TASK GOAL:
Quote the data exactly, first line to the line containing "6.2e-5, 2.6e-5, 1e-5];", with no pictures.

## BEGIN

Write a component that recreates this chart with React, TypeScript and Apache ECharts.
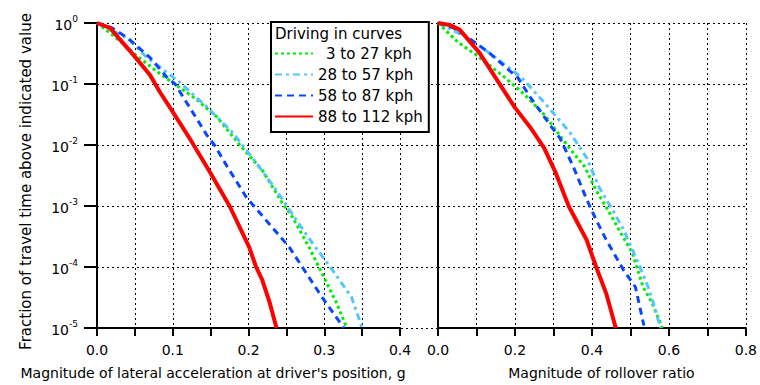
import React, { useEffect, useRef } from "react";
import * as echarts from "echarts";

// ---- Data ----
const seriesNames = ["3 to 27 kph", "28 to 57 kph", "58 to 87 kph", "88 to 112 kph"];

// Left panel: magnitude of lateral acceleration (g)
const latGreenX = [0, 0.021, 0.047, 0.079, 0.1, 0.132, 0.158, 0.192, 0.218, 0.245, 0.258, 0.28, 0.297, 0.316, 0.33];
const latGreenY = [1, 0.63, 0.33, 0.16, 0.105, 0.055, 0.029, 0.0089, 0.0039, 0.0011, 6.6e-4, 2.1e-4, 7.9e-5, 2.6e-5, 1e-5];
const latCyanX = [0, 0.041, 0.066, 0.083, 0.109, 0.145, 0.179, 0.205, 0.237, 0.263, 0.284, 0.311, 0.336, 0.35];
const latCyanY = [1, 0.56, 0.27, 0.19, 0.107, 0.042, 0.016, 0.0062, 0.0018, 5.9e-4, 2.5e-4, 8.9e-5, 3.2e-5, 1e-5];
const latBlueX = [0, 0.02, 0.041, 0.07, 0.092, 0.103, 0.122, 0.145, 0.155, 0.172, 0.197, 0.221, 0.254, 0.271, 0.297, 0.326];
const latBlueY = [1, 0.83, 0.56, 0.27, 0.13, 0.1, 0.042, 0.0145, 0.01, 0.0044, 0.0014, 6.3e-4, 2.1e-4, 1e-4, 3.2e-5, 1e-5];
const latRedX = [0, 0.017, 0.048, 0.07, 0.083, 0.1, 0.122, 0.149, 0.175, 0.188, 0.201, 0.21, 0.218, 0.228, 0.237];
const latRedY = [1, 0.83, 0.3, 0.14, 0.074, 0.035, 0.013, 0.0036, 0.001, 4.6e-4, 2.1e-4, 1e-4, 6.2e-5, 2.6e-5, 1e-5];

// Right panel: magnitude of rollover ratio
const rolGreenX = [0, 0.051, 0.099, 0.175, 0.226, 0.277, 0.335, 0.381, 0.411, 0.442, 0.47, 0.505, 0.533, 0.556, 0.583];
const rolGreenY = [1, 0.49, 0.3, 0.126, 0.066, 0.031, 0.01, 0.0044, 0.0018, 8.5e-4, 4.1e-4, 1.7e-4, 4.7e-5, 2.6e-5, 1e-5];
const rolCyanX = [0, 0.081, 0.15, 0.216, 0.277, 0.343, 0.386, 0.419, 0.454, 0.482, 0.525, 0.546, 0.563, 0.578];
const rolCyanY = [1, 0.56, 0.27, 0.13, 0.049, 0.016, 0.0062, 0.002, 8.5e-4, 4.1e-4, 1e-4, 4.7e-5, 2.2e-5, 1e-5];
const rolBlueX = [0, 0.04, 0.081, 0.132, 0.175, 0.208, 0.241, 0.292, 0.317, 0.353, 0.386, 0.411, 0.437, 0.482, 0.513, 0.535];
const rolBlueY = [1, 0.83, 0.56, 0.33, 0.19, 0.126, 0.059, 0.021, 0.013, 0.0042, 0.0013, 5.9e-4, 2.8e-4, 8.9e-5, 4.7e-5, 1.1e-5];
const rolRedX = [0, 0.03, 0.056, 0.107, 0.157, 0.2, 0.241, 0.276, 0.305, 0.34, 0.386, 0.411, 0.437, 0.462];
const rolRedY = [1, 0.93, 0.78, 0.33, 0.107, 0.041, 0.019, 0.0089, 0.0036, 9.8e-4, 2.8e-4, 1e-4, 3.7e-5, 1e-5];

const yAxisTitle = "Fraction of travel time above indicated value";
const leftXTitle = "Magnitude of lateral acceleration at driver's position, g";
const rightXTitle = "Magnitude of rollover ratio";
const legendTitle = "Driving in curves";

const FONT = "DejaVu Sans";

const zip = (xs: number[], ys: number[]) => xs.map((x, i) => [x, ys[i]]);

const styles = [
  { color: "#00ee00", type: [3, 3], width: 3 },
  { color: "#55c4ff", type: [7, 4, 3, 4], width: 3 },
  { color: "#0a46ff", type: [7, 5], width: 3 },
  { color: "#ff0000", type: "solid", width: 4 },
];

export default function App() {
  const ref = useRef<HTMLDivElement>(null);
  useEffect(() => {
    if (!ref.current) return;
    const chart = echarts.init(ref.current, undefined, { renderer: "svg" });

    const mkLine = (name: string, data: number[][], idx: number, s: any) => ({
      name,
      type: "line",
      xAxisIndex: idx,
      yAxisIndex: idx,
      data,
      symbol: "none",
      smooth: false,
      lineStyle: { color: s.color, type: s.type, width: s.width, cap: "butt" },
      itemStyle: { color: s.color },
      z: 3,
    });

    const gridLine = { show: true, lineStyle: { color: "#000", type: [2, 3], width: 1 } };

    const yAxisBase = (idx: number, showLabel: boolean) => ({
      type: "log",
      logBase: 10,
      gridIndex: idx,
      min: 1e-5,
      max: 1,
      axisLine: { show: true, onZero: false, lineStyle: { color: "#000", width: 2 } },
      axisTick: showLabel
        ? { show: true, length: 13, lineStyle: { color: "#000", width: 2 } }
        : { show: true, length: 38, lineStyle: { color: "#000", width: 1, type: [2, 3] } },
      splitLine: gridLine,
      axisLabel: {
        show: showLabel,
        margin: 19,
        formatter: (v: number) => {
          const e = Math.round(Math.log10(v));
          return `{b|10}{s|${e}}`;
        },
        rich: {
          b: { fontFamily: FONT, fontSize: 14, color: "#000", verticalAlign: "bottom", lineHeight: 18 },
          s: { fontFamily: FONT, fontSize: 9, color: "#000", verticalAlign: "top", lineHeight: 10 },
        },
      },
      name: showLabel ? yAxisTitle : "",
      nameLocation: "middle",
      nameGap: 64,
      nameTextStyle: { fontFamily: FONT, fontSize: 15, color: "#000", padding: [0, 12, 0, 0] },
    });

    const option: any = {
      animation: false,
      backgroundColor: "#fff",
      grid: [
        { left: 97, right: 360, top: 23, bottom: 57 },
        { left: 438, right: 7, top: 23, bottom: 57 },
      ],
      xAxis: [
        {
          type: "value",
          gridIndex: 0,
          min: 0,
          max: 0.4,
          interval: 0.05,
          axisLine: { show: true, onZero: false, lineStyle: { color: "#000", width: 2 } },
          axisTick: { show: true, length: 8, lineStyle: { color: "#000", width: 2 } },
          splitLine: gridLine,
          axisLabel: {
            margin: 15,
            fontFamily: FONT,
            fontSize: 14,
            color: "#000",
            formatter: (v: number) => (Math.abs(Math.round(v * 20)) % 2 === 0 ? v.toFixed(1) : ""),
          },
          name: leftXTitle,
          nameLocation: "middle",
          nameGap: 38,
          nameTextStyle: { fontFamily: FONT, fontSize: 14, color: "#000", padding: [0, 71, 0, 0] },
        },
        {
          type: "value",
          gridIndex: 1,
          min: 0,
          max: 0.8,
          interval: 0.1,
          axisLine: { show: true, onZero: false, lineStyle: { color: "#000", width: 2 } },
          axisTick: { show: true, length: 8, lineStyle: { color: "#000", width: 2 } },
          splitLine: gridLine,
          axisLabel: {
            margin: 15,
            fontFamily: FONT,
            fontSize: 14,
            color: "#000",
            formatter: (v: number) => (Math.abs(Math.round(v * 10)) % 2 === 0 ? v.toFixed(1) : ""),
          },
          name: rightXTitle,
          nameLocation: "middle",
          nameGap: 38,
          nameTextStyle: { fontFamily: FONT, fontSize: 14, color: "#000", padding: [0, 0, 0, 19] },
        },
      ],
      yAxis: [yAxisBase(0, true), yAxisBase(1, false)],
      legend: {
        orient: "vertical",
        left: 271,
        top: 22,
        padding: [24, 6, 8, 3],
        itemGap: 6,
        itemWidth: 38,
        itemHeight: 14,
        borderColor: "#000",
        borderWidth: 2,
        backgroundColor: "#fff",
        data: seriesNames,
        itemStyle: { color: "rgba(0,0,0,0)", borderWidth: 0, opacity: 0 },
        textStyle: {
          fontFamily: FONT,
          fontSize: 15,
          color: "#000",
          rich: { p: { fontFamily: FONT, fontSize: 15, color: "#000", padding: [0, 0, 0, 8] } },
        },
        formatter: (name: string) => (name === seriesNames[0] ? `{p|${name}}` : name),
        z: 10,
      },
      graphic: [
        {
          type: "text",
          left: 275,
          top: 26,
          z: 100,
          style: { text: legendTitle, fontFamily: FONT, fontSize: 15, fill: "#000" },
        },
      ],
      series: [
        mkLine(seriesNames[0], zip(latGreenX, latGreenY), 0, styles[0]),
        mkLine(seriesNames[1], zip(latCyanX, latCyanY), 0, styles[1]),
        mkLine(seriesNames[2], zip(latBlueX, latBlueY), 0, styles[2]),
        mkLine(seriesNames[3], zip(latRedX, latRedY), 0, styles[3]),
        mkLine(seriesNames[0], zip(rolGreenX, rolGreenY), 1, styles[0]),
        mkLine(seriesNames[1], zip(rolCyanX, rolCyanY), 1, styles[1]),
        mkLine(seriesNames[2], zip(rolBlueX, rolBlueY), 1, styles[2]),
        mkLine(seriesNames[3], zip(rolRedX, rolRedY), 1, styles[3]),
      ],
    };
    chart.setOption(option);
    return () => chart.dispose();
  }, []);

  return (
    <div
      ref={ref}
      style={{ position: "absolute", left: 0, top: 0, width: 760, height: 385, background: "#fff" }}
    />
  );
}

## END

FULL ANSWER:
Write a component that recreates this chart with React, TypeScript and Apache ECharts.
import React, { useEffect, useRef } from "react";
import * as echarts from "echarts";

// ---- Data ----
const seriesNames = ["3 to 27 kph", "28 to 57 kph", "58 to 87 kph", "88 to 112 kph"];

// Left panel: magnitude of lateral acceleration (g)
const latGreenX = [0, 0.021, 0.047, 0.079, 0.1, 0.132, 0.158, 0.192, 0.218, 0.245, 0.258, 0.28, 0.297, 0.316, 0.33];
const latGreenY = [1, 0.63, 0.33, 0.16, 0.105, 0.055, 0.029, 0.0089, 0.0039, 0.0011, 6.6e-4, 2.1e-4, 7.9e-5, 2.6e-5, 1e-5];
const latCyanX = [0, 0.041, 0.066, 0.083, 0.109, 0.145, 0.179, 0.205, 0.237, 0.263, 0.284, 0.311, 0.336, 0.35];
const latCyanY = [1, 0.56, 0.27, 0.19, 0.107, 0.042, 0.016, 0.0062, 0.0018, 5.9e-4, 2.5e-4, 8.9e-5, 3.2e-5, 1e-5];
const latBlueX = [0, 0.02, 0.041, 0.07, 0.092, 0.103, 0.122, 0.145, 0.155, 0.172, 0.197, 0.221, 0.254, 0.271, 0.297, 0.326];
const latBlueY = [1, 0.83, 0.56, 0.27, 0.13, 0.1, 0.042, 0.0145, 0.01, 0.0044, 0.0014, 6.3e-4, 2.1e-4, 1e-4, 3.2e-5, 1e-5];
const latRedX = [0, 0.017, 0.048, 0.07, 0.083, 0.1, 0.122, 0.149, 0.175, 0.188, 0.201, 0.21, 0.218, 0.228, 0.237];
const latRedY = [1, 0.83, 0.3, 0.14, 0.074, 0.035, 0.013, 0.0036, 0.001, 4.6e-4, 2.1e-4, 1e-4, 6.2e-5, 2.6e-5, 1e-5];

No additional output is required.